Pinter and I shake hands. His tiny thumb beats with a disconcertingly sharp pulse. I thank him for the meal, his understanding.

“Good topic,” he says. “We always enjoy ‘pursuit.’ ”

eight

i was a country boy once. I wore a cap. It promoted Polk Center Gouda, “World’s Finest Snack.” The girls in town were virgins but didn’t know it because they thought having their breasts touched was real sex. The girls were all blonds, except for the exchange students, who came from places like Italy and Egypt and stunned us with their fine manners and silky English. The boys were all blonds, too. Touring polka bands pulled in each summer and people paid two dollars to dance all night and drink keg beer that was mostly tasteless foam. The money went to the volunteer fire department. When we heard about murders in cities, we felt lucky. When we heard about Washington scandals, we felt justified. America was that country all around us, and we knew that we’d go there someday, but we could wait. We were proud of Polk Center. Its farmers fed the world. Our stop signs may have been riddled with bullet holes but our thoughtful drivers still respected them.

It wasn’t until the first time I flew, in a medevac helicopter to Minneapolis, that I realized how confined I’d been. I was sixteen. I’d had an accident. Every December, when the lakes froze over, kids piled into cars and hit the ice to race and spin three-sixties. I was driving. I had two passengers, other boys from town, whose fathers delivered propane for my father. I cranked on the wheel and we slammed against the doors. I cranked the wheel back and we hit the other doors. We laughed. We drank vodka. Our parents knew where we were.
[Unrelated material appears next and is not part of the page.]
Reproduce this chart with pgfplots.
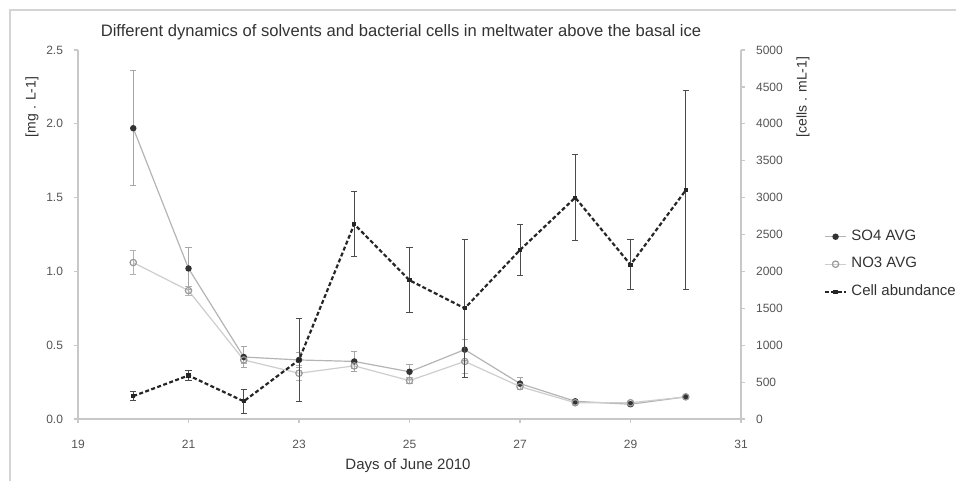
\documentclass[border=0pt]{standalone}
\usepackage{pgfplots}
\pgfplotsset{compat=1.18}
\usepackage{pgfplotstable}
\usepackage{fontspec}
\setmainfont{Liberation Sans}
\definecolor{axgray}{HTML}{C8C8C8}
\definecolor{labgray}{HTML}{555555}
\definecolor{soline}{HTML}{B4B4B4}
\definecolor{noline}{HTML}{CDCDCD}
\definecolor{frame}{HTML}{D4D4D4}

\pgfplotstableread{
x y e
20 1.97 0.39
21 1.02 0.14
22 0.42 0.07
23 0.40 0.05
24 0.39 0.07
25 0.32 0.05
26 0.47 0.07
27 0.24 0.04
28 0.12 0.01
29 0.10 0.01
30 0.15 0.01
}\soq

\pgfplotstableread{
x y e
20 1.06 0.08
21 0.87 0.03
22 0.40 0.02
23 0.31 0.05
24 0.36 0.02
25 0.26 0.02
26 0.39 0.08
27 0.22 0.02
28 0.11 0.01
29 0.11 0.01
30 0.15 0.01
}\noq

\pgfplotstableread{
x y e
20 310 60
21 590 70
22 240 160
23 800 560
24 2640 440
25 1880 440
26 1500 930
27 2290 350
28 3000 580
29 2090 340
30 3100 1350
}\cells

\pgfplotsset{
  common/.style={
    at={(39pt,31pt)}, anchor=south west,
    scale only axis, width=331.5pt, height=184.5pt,
    xmin=19, xmax=31, clip=false,
    tick align=outside, major tick length=2pt,
    axis line style={axgray, line width=0.6pt},
    tick style={axgray, line width=0.6pt},
    ticklabel style={font=\fontsize{6}{7}\selectfont, text=labgray},
    /pgf/number format/assume math mode=true,
    legend image code/.code={\draw[mark repeat=2,mark phase=2,#1] plot coordinates {(0cm,0cm) (0.19cm,0cm) (0.38cm,0cm)};},
  }
}

\begin{document}
\begin{tikzpicture}
\path[use as bounding box] (0,0) rectangle (478pt,240.5pt);
\draw[frame, line width=0.8pt] (5pt,0) -- (5pt,235.5pt) -- (478pt,235.5pt);

\begin{axis}[common,
  ymin=0, ymax=2.5,
  axis x line*=bottom, axis y line*=left,
  xtick={19,21,...,31},
  ytick={0,0.5,...,2.5},
  xticklabel style={yshift=-5pt},
  yticklabel style={xshift=-2pt},
  yticklabel style={/pgf/number format/.cd, fixed, fixed zerofill, precision=1},
]
\addplot[soline, line width=0.6pt, mark=*, mark size=1.3pt,
  mark options={fill=black!80, draw=black!80},
  error bars/.cd, y dir=both, y explicit,
  error bar style={black!35, line width=0.5pt},
  error mark options={black!35, mark size=1.6pt, rotate=90}]
  table[x=x, y=y, y error=e] {\soq};
\addplot[noline, line width=0.6pt, mark=o, mark size=1.6pt,
  mark options={draw=black!40, fill=white},
  error bars/.cd, y dir=both, y explicit,
  error bar style={black!30, line width=0.5pt},
  error mark options={black!30, mark size=1.6pt, rotate=90}]
  table[x=x, y=y, y error=e] {\noq};
\end{axis}

\begin{axis}[common,
  ymin=0, ymax=5000,
  axis x line=none, axis y line*=right,
  ytick={0,500,...,5000},
  yticklabel style={/tikz/xshift=2pt},
  yticklabel style={/pgf/number format/.cd, fixed, 1000 sep={}},
  legend style={draw=none, fill=none, at={(1.115,0.535)}, anchor=north west,
    font=\fontsize{7.5}{9}\selectfont, text=black!80, row sep=3pt},
  legend cell align=left,
]
\addlegendimage{soline, line width=0.6pt, mark=*, mark size=1.3pt, mark options={fill=black!80, draw=black!80}}
\addlegendentry{SO4 AVG}
\addlegendimage{noline, line width=0.6pt, mark=o, mark size=1.6pt, mark options={draw=black!40, fill=white}}
\addlegendentry{NO3 AVG}
\addplot[black!85, line width=1.1pt, dash pattern=on 2pt off 1.2pt,
  mark=square*, mark size=0.5pt, mark options={solid},
  error bars/.cd, y dir=both, y explicit,
  error bar style={black!70, line width=0.5pt, solid},
  error mark options={black!70, mark size=1.6pt, rotate=90, solid}]
  table[x=x, y=y, y error=e] {\cells};
\addlegendentry{Cell abundance}
\end{axis}

\node[font=\fontsize{8.3}{10}\selectfont, text=black!80] at (200.5pt,224.5pt)
  {Different dynamics of solvents and bacterial cells in meltwater above the basal ice};
\node[font=\fontsize{7}{8}\selectfont, text=black!80, rotate=90] at (16pt,187pt) {[mg . L-1]};
\node[font=\fontsize{7}{8}\selectfont, text=black!80, rotate=90] at (401.5pt,192pt) {[cells . mL-1]};
\node[font=\fontsize{7.5}{9}\selectfont, text=black!80] at (204pt,7.5pt) {Days of June 2010};
\end{tikzpicture}
\end{document}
They’d pulled the same stunts when they were young. Tradition.

Then the hood of the car sloped up and we were sinking. Just like that—slipping backwards through the ice, the coins sliding out of our pockets across the seats. I watched the hood rise up and block the moon and I reached for the door and heaved but couldn’t budge it. The water against the windows was black and solid and some of it trickled through a heating vent and splashed me on the chin.

I woke up in the sky, on a stretcher, wearing a mask. The oxygen tasted bitter and dried my throat, and through a window I spotted the North Star. The uniformed man bending over me explained that both of my passengers had escaped the car but that I’d been in the lake for fifteen minutes, which normally would have been long enough to kill me. What had saved me, he said, was the freezing water, which sent my body into hibernation. He asked me if I felt lucky. I thought: Not yet.

They let me sit up as we hovered over the hospital. I could see all the Minneapolis skyscrapers, some of their floors lit up and others dark, as well as the antennas on their roofs that transmitted our radio stations and TV ball games. I could see the western horizon, where I’d come from, and a dogleg of snowy river crossed by bridges sparkling with late-night traffic. The landscape looked whole in a way it never had before; I could see how it fit together. My parents had lied. They’d taught me we lived in the best place in the world, but I could see now that the world was really one place and that comparing its parts did not make sense or gain our town any advantage over others.

Moments later, we landed. My stretcher jolted. As we waited for the helicopter’s blades to slow, the medic said I would be home in a few days, not understanding that this was not the comfort it would have been had I never left the ground. He wheeled me out onto the roof under the moon, which had risen some since I’d seen it from the car. I lifted the oxygen mask so I could speak and asked how long we’d been flying. Just thirty minutes. To reach a city I’d thought of as remote, halfway across the state, a foreign capital.

I told the man I was feeling lucky now.